In the 1880s, Henry Flagler filled in Cordova Street, which City Public Affairs Director Paul WILLIAMSON jokingly calls "Cordova Creek."
It's no joke: Cordova Street was Maria Sanchez Creek and wetlands.
Then Standard Oil Trust co-conspirator Henry Flagler built a special temporary Florida East Coast Railway spur line, filling in Maria Sanchez Creek, creating Maria Sanchez Lake, and causing more than a century of flooding in St. Augustine, much built on maladroit filling of our wetlands.

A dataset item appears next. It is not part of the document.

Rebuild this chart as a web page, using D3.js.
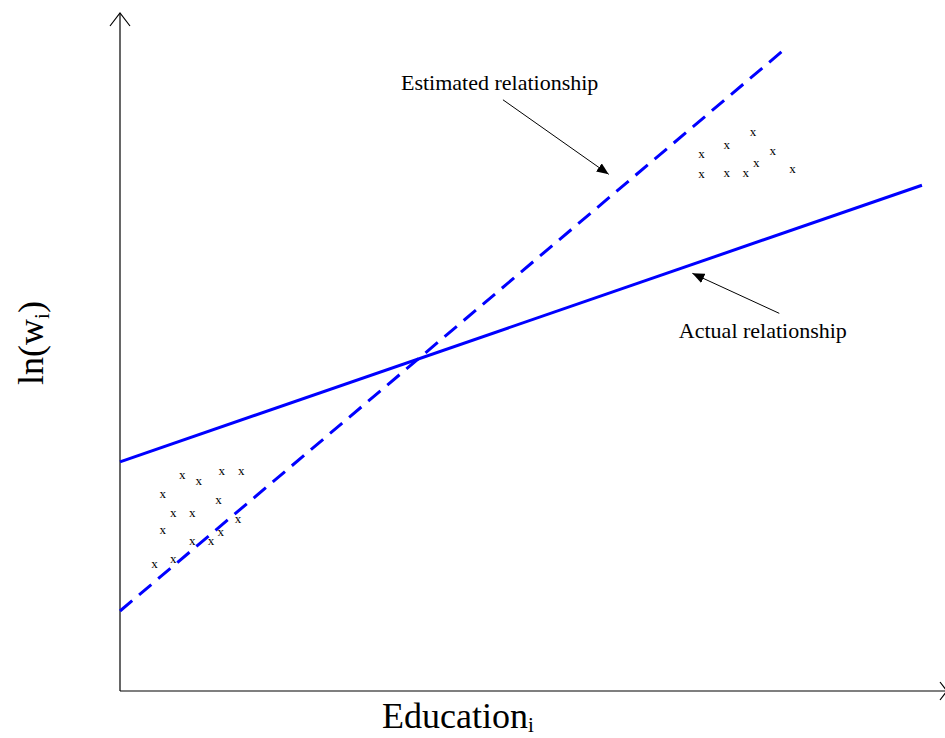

Standard Oil Trust's brains were in the mind of Henry Flagler. Henry Demarest Lloyd wrote that the Standard Oil Trust "did everything to the Pennsylvania legislature except refine it." Then Flagler headed south, to St. Augustine, where he bossed and bullied the town, filling in Maria Sanchez Lake (today's Cordova Street, which St. Augustine Public Affairs Director PAUL WILLIAMSON calls "Cordova Creek"). Truer words were never spoken. Remember, bankers, investors: when it comes to DAVID CORNEAL's folly (Cordova Inn), "A River Runs Through It." Do your due diligence, please.
1 comment:
I find it interesting that this David Barton Corneal has the support of the city commissioners, (not Mayor Shaver) on a controversial PUD. Was it not him that relieved the city of that pesky Bombay Market property on MLK and Bridge. And another property just east of US1 on King Street that sat empty for a long time both before and after a remodel by Len Weeks Construction. I don't think city owned but a curious investment nonetheless. By name it appears his son opened a legal office there.